Not that any of that would matter if the sound was garbled—but just the opposite is true. During testing, whether listening to Joe Cocker’s amazing 1970 live cover of “The Letter,” a lossless recording on Apple Music, or Hank Mobley’s version of “Dance of the Infidels” on a Blue Note LP we picked up on vinyl in Tokyo, the sound staging and reproduction were superb. Dayton attributes the clarity and warmth to a bit of in-house technical wizardry, noting that over time Marantz, like most other larger-scale producers, switched from “analog” amplification to chip-based circuitry—but that introduced its own headaches. 

We want you to hear that inherent warm character in recorded music without overdoing it so it’s dripping with syrup, which is not fun.

Gary Dayton, Senior Product Planner at Marantz

“Ideally amplifiers would just use a power supply to make a facsimile of the incoming audio signal but bigger, right?” Dayton asks rhetorically. “Unfortunately with chip-based amplifiers there are problems. One, they’re usually unable to respond to voltage changes very quickly, and that introduces distortion.” There are other issues, but Dayton explains this led to Marantz’s decision to build their own custom Hyper Dynamic Amplifier Modules (HDAMs). These are custom tuned by Marantz engineers, are comprised of individual resistors, capacitors, and inductors, and allow Marantz to continue with its signature “warmer” sound, without losing accuracy. 

“People think that there are competing objectives; that you can’t have crispness without a kind of cooler temperature. But it’s not true. We want you to hear that inherent warm character in recorded music without overdoing it so it’s dripping with syrup, which is not fun.”

Courtesy of Marantz

The final piece of the puzzle is simple design. Going all the way back to 1960, when Marantz came out with the Model 9 amplifier, a chunky block of metal that collectors still chase, the company has used a signature, center “porthole” on the face of their amps that’s like a cyclops eye. Dayton says that on the STEREO 70s, as with past units, it’s meant to convey information simply (such as showing you that you’re streaming over AirPlay), rather than to introduce distraction with dancing lights. This is especially true if you want to use the unit with a minimal soundbar in front of a TV, where moving meters would be a visual bother. This is also why the unit is slim—only 4.1 inches tall—so it can fit into your life rather than dominate a bookshelf.

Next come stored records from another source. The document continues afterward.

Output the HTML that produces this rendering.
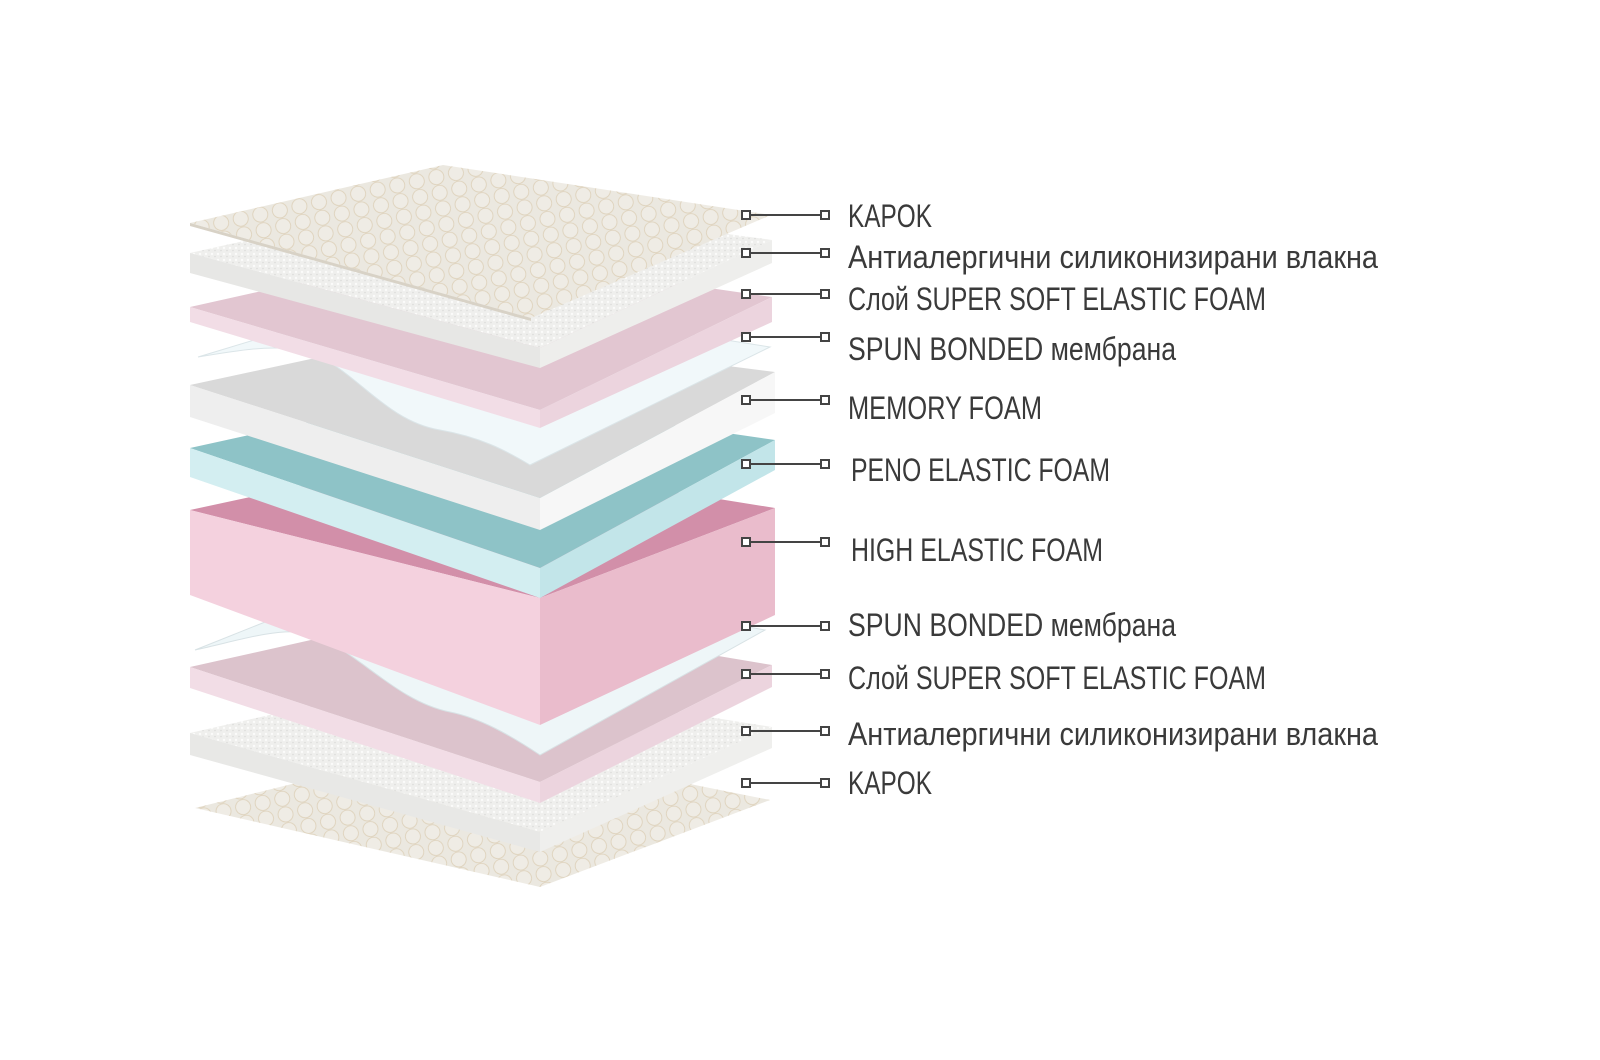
<!DOCTYPE html>
<html><head><meta charset="utf-8"><style>
html,body{margin:0;padding:0;background:#fff;}
svg{display:block}
text{font-family:"Liberation Sans Narrow","Liberation Sans","DejaVu Sans Condensed",sans-serif;fill:#3a3a3a;font-size:32px;}
</style></head><body>
<svg width="1600" height="1060" viewBox="0 0 1600 1060" xmlns="http://www.w3.org/2000/svg">
<defs>
<pattern id="kp" width="20" height="16" patternUnits="userSpaceOnUse" patternTransform="rotate(-12)">
<rect width="20" height="16" fill="#ebe8e0"/>
<circle cx="10" cy="8" r="7.5" fill="#efece5" stroke="#ddd0b8" stroke-width="0.8"/>
</pattern>
<pattern id="fb" width="6" height="6" patternUnits="userSpaceOnUse">
<rect width="6" height="6" fill="#efefed"/>
<circle cx="2" cy="2" r="1.2" fill="#fbfbfa"/>
<circle cx="5" cy="4.5" r="0.8" fill="#dcdcda"/>
</pattern>
</defs>

<!-- bottom KAPOK -->
<polygon points="195,808 470,740 770,800 540,887" fill="url(#kp)"/>
<!-- bottom fiber -->
<polygon points="190,733 445,675 772,727 540,832" fill="url(#fb)"/>
<polygon points="190,733 540,832 540,852 190,755" fill="#e8e8e6"/>
<polygon points="540,832 772,727 772,748 540,852" fill="#efefed"/>
<!-- bottom pink SSEF -->
<polygon points="190,667 445,610 772,665 540,782" fill="#dcc3cc"/>
<polygon points="190,667 540,782 540,803 190,688" fill="#f2dde6"/>
<polygon points="540,782 772,665 772,687 540,803" fill="#ecd4de"/>
<!-- bottom spun sheet -->
<path d="M195,650 C240,640 270,630 300,632 C350,640 390,700 450,712 C480,718 510,735 540,755 L765,630 L600,600 L320,600 Z" fill="#eef6f8" stroke="#d8e2e5" stroke-width="1"/>
<!-- big pink block -->
<polygon points="190,510 445,455 775,508 540,598" fill="#d28fa9"/>
<polygon points="190,510 540,598 540,725 190,595" fill="#f4d1de"/>
<polygon points="540,598 775,508 775,615 540,725" fill="#eabccc"/>
<!-- teal -->
<polygon points="190,448 445,392 775,440 540,568" fill="#8ec3c7"/>
<polygon points="190,448 540,568 540,598 190,477" fill="#d3eef1"/>
<polygon points="540,568 775,440 775,470 540,598" fill="#c2e5e9"/>
<!-- memory foam -->
<polygon points="190,385 445,330 775,372 540,498" fill="#d9d9d9"/>
<polygon points="190,385 540,498 540,530 190,417" fill="#eeeeee"/>
<polygon points="540,498 775,372 775,413 540,530" fill="#f7f7f7"/>
<!-- spun sheet top -->
<path d="M198,357 C240,350 270,345 300,350 C350,360 380,420 440,430 C480,437 505,450 530,465 L770,347 L600,320 L320,320 Z" fill="#f1f8fa" stroke="#dbe5e8" stroke-width="1"/>
<!-- pink SSEF top -->
<polygon points="190,307 445,250 772,297 540,410" fill="#e2c6d1"/>
<polygon points="190,307 540,410 540,428 190,322" fill="#f2dde6"/>
<polygon points="540,410 772,297 772,322 540,428" fill="#ecd4de"/>
<!-- fiber top -->
<polygon points="190,253 445,196 772,240 540,348" fill="url(#fb)"/>
<polygon points="190,253 540,348 540,368 190,273" fill="#e7e7e5"/>
<polygon points="540,348 772,240 772,263 540,368" fill="#eeeeec"/>
<!-- KAPOK top -->
<polygon points="190,223 443,165 771,215 531,318" fill="url(#kp)"/>
<polygon points="190,223 531,318 531,321 190,226" fill="#d8d2c6"/>

<!-- connectors -->
<g stroke="#444" stroke-width="2" fill="#fff">
<g transform="translate(0,215)"><line x1="750" y1="0" x2="821" y2="0"/><rect x="742" y="-4" width="8" height="8"/><rect x="821" y="-4" width="8" height="8"/></g>
<g transform="translate(0,253)"><line x1="750" y1="0" x2="821" y2="0"/><rect x="742" y="-4" width="8" height="8"/><rect x="821" y="-4" width="8" height="8"/></g>
<g transform="translate(0,294)"><line x1="750" y1="0" x2="821" y2="0"/><rect x="742" y="-4" width="8" height="8"/><rect x="821" y="-4" width="8" height="8"/></g>
<g transform="translate(0,337)"><line x1="750" y1="0" x2="821" y2="0"/><rect x="742" y="-4" width="8" height="8"/><rect x="821" y="-4" width="8" height="8"/></g>
<g transform="translate(0,400)"><line x1="750" y1="0" x2="821" y2="0"/><rect x="742" y="-4" width="8" height="8"/><rect x="821" y="-4" width="8" height="8"/></g>
<g transform="translate(0,464)"><line x1="750" y1="0" x2="821" y2="0"/><rect x="742" y="-4" width="8" height="8"/><rect x="821" y="-4" width="8" height="8"/></g>
<g transform="translate(0,542)"><line x1="750" y1="0" x2="821" y2="0"/><rect x="742" y="-4" width="8" height="8"/><rect x="821" y="-4" width="8" height="8"/></g>
<g transform="translate(0,626)"><line x1="750" y1="0" x2="821" y2="0"/><rect x="742" y="-4" width="8" height="8"/><rect x="821" y="-4" width="8" height="8"/></g>
<g transform="translate(0,674)"><line x1="750" y1="0" x2="821" y2="0"/><rect x="742" y="-4" width="8" height="8"/><rect x="821" y="-4" width="8" height="8"/></g>
<g transform="translate(0,731)"><line x1="750" y1="0" x2="821" y2="0"/><rect x="742" y="-4" width="8" height="8"/><rect x="821" y="-4" width="8" height="8"/></g>
<g transform="translate(0,783)"><line x1="750" y1="0" x2="821" y2="0"/><rect x="742" y="-4" width="8" height="8"/><rect x="821" y="-4" width="8" height="8"/></g>
</g>

<!-- labels -->
<text x="848" y="227" textLength="84" lengthAdjust="spacingAndGlyphs">KAPOK</text>
<text x="848" y="268" textLength="530" lengthAdjust="spacingAndGlyphs">Антиалергични силиконизирани влакна</text>
<text x="848" y="310" textLength="418" lengthAdjust="spacingAndGlyphs">Слой SUPER SOFT ELASTIC FOAM</text>
<text x="848" y="360" textLength="328" lengthAdjust="spacingAndGlyphs">SPUN BONDED мембрана</text>
<text x="848" y="419" textLength="194" lengthAdjust="spacingAndGlyphs">MEMORY FOAM</text>
<text x="851" y="481" textLength="259" lengthAdjust="spacingAndGlyphs">PENO ELASTIC FOAM</text>
<text x="851" y="561" textLength="252" lengthAdjust="spacingAndGlyphs">HIGH ELASTIC FOAM</text>
<text x="848" y="636" textLength="328" lengthAdjust="spacingAndGlyphs">SPUN BONDED мембрана</text>
<text x="848" y="689" textLength="418" lengthAdjust="spacingAndGlyphs">Слой SUPER SOFT ELASTIC FOAM</text>
<text x="848" y="745" textLength="530" lengthAdjust="spacingAndGlyphs">Антиалергични силиконизирани влакна</text>
<text x="848" y="794" textLength="84" lengthAdjust="spacingAndGlyphs">KAPOK</text>
</svg>
</body></html>
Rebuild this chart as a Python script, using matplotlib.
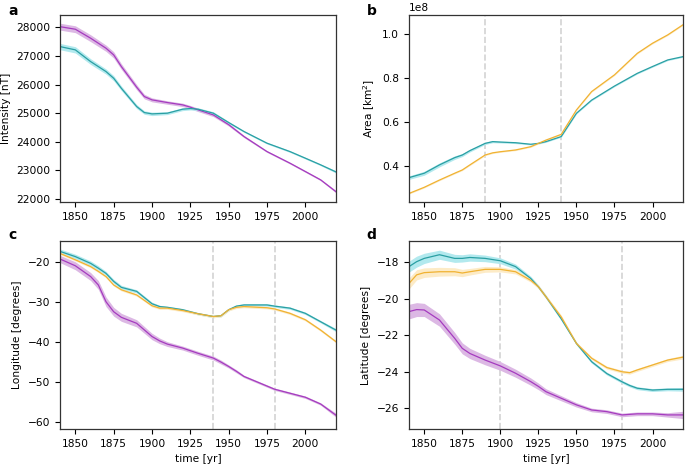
import numpy as np
import matplotlib.pyplot as plt

PURPLE = '#a53bbf'
TEAL = '#2a9fa3'
ORANGE = '#f0b232'
PURPLE_BAND = '#dcb8e4'
TEAL_BAND = '#b2e9ee'
ORANGE_BAND = '#fdebc6'

# ---------------- panel a: intensity ----------------
yr_a = [1840, 1850, 1860, 1870, 1875, 1880, 1890, 1895, 1900, 1910, 1920, 1925,
        1930, 1940, 1950, 1960, 1975, 1990, 2000, 2010, 2020]
int_purple = [28020, 27930, 27616, 27267, 27035, 26628, 25907, 25580, 25465, 25372, 25290,
              25210, 25116, 24940, 24600, 24185, 23660, 23255, 22965, 22673, 22260]
int_teal = [27325, 27210, 26800, 26453, 26220, 25870, 25232, 25022, 24976, 25000, 25140,
            25162, 25140, 25000, 24674, 24360, 23953, 23660, 23430, 23197, 22950]
int_purple_err = [120, 120, 120, 110, 110, 100, 90, 80, 70, 60, 60, 60, 60, 60, 50, 40, 30, 30, 30, 30, 40]
int_teal_err = [110, 110, 100, 90, 90, 80, 70, 60, 60, 50, 50, 50, 50, 50, 40, 30, 30, 30, 30, 30, 40]

# ---------------- panel b: area ----------------
yr_b = [1840, 1850, 1860, 1870, 1875, 1880, 1890, 1895, 1900, 1910, 1920, 1925,
        1930, 1940, 1950, 1960, 1975, 1990, 2000, 2010, 2020]
area_teal = [0.347, 0.367, 0.405, 0.438, 0.450, 0.470, 0.503, 0.511, 0.509, 0.506, 0.499,
             0.503, 0.511, 0.534, 0.640, 0.700, 0.764, 0.822, 0.853, 0.883, 0.898]
area_orange = [0.275, 0.303, 0.336, 0.367, 0.382, 0.405, 0.450, 0.460, 0.465, 0.473, 0.488,
               0.503, 0.518, 0.544, 0.655, 0.739, 0.815, 0.913, 0.959, 0.997, 1.043]
area_teal_err = [0.008, 0.009, 0.009, 0.008, 0.007, 0.006, 0.005, 0.005, 0.004, 0.004, 0.003,
                 0.003, 0.003, 0.003, 0.003, 0.003, 0.003, 0.003, 0.003, 0.003, 0.003]
area_orange_err = [0.003] * len(yr_b)

# ---------------- panel c: longitude ----------------
yr_c = [1840, 1850, 1860, 1865, 1870, 1875, 1880, 1890, 1900, 1905, 1910, 1920, 1930,
        1940, 1945, 1950, 1955, 1960, 1975, 1980, 1990, 2000, 2010, 2020]
lon_teal = [-17.3, -18.6, -20.3, -21.5, -22.8, -24.8, -26.3, -27.3, -30.4, -31.1, -31.3, -31.9,
            -32.9, -33.6, -33.4, -31.9, -31.0, -30.7, -30.7, -31.0, -31.5, -32.8, -34.9, -37.0]
lon_orange = [-17.8, -19.4, -21.1, -22.3, -23.6, -25.7, -26.9, -28.2, -30.9, -31.5, -31.5, -32.1,
              -32.9, -33.6, -33.4, -31.9, -31.3, -31.1, -31.4, -31.7, -32.8, -34.4, -37.0, -39.9]
lon_purple = [-19.2, -20.9, -23.6, -25.7, -29.9, -32.4, -33.8, -35.3, -38.6, -39.7, -40.5, -41.5,
              -42.8, -44.0, -45.0, -46.1, -47.3, -48.6, -51.0, -51.8, -52.8, -53.8, -55.5, -58.3]
lon_teal_err = [0.6, 0.6, 0.6, 0.6, 0.5, 0.5, 0.5, 0.4, 0.4, 0.3, 0.3, 0.3, 0.3, 0.3, 0.3,
                0.3, 0.3, 0.3, 0.3, 0.3, 0.3, 0.3, 0.3, 0.4]
lon_orange_err = [0.3] * len(yr_c)
lon_purple_err = [0.9, 1.0, 1.0, 1.1, 1.2, 1.1, 1.0, 0.9, 0.8, 0.7, 0.6, 0.5, 0.5, 0.5, 0.5,
                  0.4, 0.4, 0.3, 0.3, 0.3, 0.3, 0.3, 0.3, 0.5]

# ---------------- panel d: latitude ----------------
yr_d = [1840, 1845, 1850, 1860, 1870, 1875, 1880, 1890, 1900, 1910, 1920, 1925, 1930,
        1940, 1950, 1960, 1970, 1980, 1985, 1990, 2000, 2010, 2020]
lat_teal = [-18.25, -17.98, -17.8, -17.6, -17.8, -17.8, -17.75, -17.8, -17.93, -18.25, -18.9,
            -19.35, -19.9, -21.1, -22.45, -23.45, -24.1, -24.55, -24.75, -24.9, -25.0, -24.96, -24.96]
lat_orange = [-19.17, -18.7, -18.58, -18.53, -18.53, -18.6, -18.53, -18.4, -18.4, -18.53, -19.0,
              -19.35, -19.9, -21.0, -22.45, -23.26, -23.77, -24.0, -24.05, -23.9, -23.63, -23.36, -23.2]
lat_purple = [-20.71, -20.6, -20.62, -21.17, -22.17, -22.72, -23.0, -23.36, -23.68, -24.08, -24.54,
              -24.8, -25.09, -25.45, -25.81, -26.09, -26.18, -26.36, -26.33, -26.3, -26.3, -26.36, -26.36]
lat_teal_err = [0.3, 0.3, 0.28, 0.25, 0.22, 0.2, 0.2, 0.18, 0.16, 0.14, 0.12, 0.1, 0.1, 0.1,
                0.08, 0.08, 0.08, 0.08, 0.08, 0.08, 0.08, 0.08, 0.1]
lat_orange_err = [0.3, 0.28, 0.26, 0.24, 0.22, 0.2, 0.18, 0.16, 0.14, 0.12, 0.1, 0.1, 0.1, 0.1,
                  0.08, 0.08, 0.08, 0.08, 0.08, 0.08, 0.08, 0.08, 0.1]
lat_purple_err = [0.4, 0.38, 0.36, 0.34, 0.32, 0.3, 0.28, 0.26, 0.24, 0.22, 0.2, 0.18, 0.16, 0.14,
                  0.12, 0.1, 0.1, 0.1, 0.1, 0.1, 0.1, 0.12, 0.2]


def band(ax, x, y, err, line_col, band_col):
    x = np.array(x)
    y = np.array(y)
    err = np.array(err)
    ax.fill_between(x, y - err, y + err, color=band_col, lw=0)
    ax.plot(x, y, c=line_col, lw=0.9)


plt.rcParams['font.size'] = 7.7
plt.rcParams['axes.edgecolor'] = '#333333'
plt.rcParams['axes.linewidth'] = 0.9

fig = plt.figure(figsize=(6.85, 4.66), dpi=100)
ax_a = fig.add_axes([0.0876, 0.5665, 0.4029, 0.4015])
ax_b = fig.add_axes([0.5971, 0.5665, 0.3999, 0.4015])
ax_c = fig.add_axes([0.0876, 0.0794, 0.4029, 0.4034])
ax_d = fig.add_axes([0.5971, 0.0794, 0.3999, 0.4034])

# a
band(ax_a, yr_a, int_purple, int_purple_err, PURPLE, PURPLE_BAND)
band(ax_a, yr_a, int_teal, int_teal_err, TEAL, TEAL_BAND)
ax_a.set_ylim(21900, 28430)
ax_a.set_ylabel('Intensity [nT]')

# b
band(ax_b, yr_b, np.array(area_teal) * 1e8, np.array(area_teal_err) * 1e8, TEAL, TEAL_BAND)
band(ax_b, yr_b, np.array(area_orange) * 1e8, np.array(area_orange_err) * 1e8, ORANGE, ORANGE_BAND)
ax_b.set_ylim(0.236e8, 1.088e8)
ax_b.set_yticks([0.4e8, 0.6e8, 0.8e8, 1.0e8])
ax_b.set_ylabel('Area [km$^2$]')
for v in [1890, 1940]:
    ax_b.axvline(v, c='#d3d3d3', ls='--', lw=1.2, zorder=0)

# c
band(ax_c, yr_c, lon_purple, lon_purple_err, PURPLE, PURPLE_BAND)
band(ax_c, yr_c, lon_teal, lon_teal_err, TEAL, TEAL_BAND)
band(ax_c, yr_c, lon_orange, lon_orange_err, ORANGE, ORANGE_BAND)
ax_c.set_ylim(-61.75, -14.7)
ax_c.set_ylabel('Longitude [degrees]')
ax_c.set_xlabel('time [yr]')
for v in [1940, 1980]:
    ax_c.axvline(v, c='#d3d3d3', ls='--', lw=1.2, zorder=0)

# d
band(ax_d, yr_d, lat_purple, lat_purple_err, PURPLE, PURPLE_BAND)
band(ax_d, yr_d, lat_teal, lat_teal_err, TEAL, TEAL_BAND)
band(ax_d, yr_d, lat_orange, lat_orange_err, ORANGE, ORANGE_BAND)
ax_d.set_ylim(-27.13, -16.85)
ax_d.set_ylabel('Latitude [degrees]')
ax_d.set_xlabel('time [yr]')
for v in [1900, 1980]:
    ax_d.axvline(v, c='#d3d3d3', ls='--', lw=1.2, zorder=0)

for ax in [ax_a, ax_b, ax_c, ax_d]:
    ax.set_xlim(1840, 2020)
    ax.set_xticks([1850, 1875, 1900, 1925, 1950, 1975, 2000])

for lab, x, y in [('a', 0.012, 0.968), ('b', 0.535, 0.968), ('c', 0.012, 0.488), ('d', 0.535, 0.488)]:
    fig.text(x, y, lab, fontsize=10, fontweight='bold')

fig.savefig('out.png', dpi=100)
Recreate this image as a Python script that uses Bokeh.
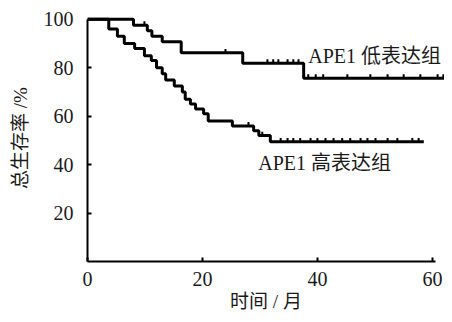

There are some subtle but lovely design elements to the piece, however. Smoothly surfaced dials for treble and bass, as well volume, balance, speakers and input source grace the facade face plate, while that sits against a slightly concave, Fibonacci patterned, dimpled metallic surface. “That’s meant to suggest some order in our universe,” Dayton explains. “Think of concentric circles formed from rain on a pond.” But, he adds, the idea is meant more to convey timelessly classic minimalism. “At its fundamental level this is not a scientific instrument. It’s there to help communicate art.” 

The Marantz STEREO 70s is $1000 direct from the brand or at select retailers.